[START OF Dataset extract]

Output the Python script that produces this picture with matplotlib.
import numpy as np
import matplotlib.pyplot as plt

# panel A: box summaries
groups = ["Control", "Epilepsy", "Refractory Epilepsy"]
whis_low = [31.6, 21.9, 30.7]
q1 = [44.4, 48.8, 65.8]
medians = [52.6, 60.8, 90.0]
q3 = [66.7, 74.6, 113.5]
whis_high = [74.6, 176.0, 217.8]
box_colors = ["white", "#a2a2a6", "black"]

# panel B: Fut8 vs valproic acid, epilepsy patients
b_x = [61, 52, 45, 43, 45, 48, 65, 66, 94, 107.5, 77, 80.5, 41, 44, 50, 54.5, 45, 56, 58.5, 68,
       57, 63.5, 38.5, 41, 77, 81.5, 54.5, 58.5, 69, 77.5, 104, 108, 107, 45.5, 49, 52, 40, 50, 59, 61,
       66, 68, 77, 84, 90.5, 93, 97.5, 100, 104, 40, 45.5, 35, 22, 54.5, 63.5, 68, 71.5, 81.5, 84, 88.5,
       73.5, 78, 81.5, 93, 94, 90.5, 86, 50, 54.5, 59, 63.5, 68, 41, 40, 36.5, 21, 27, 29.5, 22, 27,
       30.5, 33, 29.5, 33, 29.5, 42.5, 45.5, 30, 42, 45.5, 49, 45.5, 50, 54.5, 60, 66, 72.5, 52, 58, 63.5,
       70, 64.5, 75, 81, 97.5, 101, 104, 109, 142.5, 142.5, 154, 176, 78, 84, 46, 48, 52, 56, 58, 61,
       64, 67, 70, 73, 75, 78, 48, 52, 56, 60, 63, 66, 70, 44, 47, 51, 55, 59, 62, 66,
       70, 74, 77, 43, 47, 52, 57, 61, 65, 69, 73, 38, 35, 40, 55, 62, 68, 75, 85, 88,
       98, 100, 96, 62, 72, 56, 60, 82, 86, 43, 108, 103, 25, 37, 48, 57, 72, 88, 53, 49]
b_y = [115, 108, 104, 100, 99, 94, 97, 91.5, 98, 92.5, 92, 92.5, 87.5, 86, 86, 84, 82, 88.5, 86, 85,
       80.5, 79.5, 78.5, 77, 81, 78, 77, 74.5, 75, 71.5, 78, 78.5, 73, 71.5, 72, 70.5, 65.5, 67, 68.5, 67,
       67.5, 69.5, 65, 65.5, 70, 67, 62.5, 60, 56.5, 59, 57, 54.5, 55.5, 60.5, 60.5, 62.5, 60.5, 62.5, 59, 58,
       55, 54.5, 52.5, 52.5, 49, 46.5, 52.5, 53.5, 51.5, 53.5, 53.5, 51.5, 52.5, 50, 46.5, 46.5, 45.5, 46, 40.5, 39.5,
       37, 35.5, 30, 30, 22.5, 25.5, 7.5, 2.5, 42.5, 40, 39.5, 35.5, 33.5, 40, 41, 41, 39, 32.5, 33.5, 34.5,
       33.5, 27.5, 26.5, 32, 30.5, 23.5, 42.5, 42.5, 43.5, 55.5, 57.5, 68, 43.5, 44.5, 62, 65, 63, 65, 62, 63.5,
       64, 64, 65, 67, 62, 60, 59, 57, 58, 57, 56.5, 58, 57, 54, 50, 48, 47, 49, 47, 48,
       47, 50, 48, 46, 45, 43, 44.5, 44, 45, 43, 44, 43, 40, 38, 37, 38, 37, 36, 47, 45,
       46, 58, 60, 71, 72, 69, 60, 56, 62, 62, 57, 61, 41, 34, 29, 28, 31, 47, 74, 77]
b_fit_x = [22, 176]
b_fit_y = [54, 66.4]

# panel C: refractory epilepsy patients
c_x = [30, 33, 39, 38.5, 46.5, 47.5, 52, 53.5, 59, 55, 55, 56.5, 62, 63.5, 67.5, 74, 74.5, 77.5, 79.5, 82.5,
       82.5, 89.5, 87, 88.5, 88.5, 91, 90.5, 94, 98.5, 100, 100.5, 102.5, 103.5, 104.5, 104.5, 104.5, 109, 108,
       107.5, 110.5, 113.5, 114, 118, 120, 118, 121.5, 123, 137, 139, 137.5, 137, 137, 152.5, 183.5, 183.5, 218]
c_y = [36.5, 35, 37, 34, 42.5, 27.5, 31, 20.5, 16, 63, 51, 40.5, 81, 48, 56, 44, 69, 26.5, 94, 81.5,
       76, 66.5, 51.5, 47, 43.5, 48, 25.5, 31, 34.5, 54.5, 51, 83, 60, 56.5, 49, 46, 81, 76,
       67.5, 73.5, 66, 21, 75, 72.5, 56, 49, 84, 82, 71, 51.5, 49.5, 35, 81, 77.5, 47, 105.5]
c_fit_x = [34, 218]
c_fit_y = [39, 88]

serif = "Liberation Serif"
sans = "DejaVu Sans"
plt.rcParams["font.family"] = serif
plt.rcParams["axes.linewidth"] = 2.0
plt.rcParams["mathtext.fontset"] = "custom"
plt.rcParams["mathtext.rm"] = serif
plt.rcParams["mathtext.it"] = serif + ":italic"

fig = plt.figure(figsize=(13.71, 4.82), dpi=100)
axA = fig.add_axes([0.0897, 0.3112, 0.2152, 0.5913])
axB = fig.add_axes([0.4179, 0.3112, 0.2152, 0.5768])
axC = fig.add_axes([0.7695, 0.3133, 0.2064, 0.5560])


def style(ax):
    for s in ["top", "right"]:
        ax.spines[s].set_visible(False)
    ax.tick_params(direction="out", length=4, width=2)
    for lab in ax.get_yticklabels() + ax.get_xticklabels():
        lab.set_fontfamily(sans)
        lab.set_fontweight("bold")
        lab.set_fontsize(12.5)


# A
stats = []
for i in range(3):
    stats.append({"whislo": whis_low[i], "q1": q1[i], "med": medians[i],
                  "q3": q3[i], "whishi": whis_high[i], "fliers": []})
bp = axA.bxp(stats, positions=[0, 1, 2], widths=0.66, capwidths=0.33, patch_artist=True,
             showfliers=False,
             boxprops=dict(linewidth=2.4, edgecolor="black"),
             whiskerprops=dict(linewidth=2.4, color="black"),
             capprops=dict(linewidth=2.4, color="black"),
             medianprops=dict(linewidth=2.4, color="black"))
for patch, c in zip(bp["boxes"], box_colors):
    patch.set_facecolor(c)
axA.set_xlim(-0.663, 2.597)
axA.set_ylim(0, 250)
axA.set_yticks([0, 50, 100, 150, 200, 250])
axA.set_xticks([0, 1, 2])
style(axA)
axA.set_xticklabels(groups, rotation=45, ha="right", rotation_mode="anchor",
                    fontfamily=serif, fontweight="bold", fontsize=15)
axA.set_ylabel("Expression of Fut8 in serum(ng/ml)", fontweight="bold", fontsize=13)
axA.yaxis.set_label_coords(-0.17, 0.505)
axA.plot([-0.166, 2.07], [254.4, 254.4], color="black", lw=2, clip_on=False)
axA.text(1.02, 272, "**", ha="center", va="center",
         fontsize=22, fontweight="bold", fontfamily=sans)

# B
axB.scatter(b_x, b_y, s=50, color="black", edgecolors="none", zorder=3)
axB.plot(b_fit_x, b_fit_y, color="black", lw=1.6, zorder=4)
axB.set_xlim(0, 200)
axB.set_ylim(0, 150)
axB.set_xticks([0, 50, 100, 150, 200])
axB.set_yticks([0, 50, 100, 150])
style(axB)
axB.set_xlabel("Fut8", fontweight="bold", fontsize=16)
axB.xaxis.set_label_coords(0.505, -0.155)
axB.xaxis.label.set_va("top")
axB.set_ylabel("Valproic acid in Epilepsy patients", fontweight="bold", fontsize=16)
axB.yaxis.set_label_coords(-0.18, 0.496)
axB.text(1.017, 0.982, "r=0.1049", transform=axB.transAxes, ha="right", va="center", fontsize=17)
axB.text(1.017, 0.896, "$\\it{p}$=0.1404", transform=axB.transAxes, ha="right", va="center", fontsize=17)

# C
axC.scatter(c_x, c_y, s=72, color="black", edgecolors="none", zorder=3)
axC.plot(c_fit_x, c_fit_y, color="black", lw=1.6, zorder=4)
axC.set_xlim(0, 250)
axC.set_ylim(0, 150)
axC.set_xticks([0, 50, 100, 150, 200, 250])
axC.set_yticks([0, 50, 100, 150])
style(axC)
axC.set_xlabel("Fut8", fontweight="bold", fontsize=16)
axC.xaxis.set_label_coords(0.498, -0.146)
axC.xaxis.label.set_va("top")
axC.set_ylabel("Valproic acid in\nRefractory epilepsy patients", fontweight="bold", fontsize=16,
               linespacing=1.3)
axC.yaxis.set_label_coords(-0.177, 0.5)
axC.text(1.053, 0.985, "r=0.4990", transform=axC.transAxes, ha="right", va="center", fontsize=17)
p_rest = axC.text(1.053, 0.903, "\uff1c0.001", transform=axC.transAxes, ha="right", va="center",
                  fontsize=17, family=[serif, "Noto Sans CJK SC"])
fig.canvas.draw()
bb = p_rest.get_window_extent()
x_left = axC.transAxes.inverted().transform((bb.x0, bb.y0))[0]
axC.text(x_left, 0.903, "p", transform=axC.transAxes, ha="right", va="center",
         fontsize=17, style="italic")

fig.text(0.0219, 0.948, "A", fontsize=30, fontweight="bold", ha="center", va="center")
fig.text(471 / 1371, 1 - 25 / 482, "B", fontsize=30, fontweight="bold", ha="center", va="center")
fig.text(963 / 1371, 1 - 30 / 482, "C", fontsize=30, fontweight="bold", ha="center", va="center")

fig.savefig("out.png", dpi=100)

[END OF Dataset extract]

#### Set problem
Quote the listing word for word from its first line through the line in which "import matplotlib.pyplot as plt" appears.

#### Written reply
Output the Python script that produces this picture with matplotlib.
import numpy as np
import matplotlib.pyplot as plt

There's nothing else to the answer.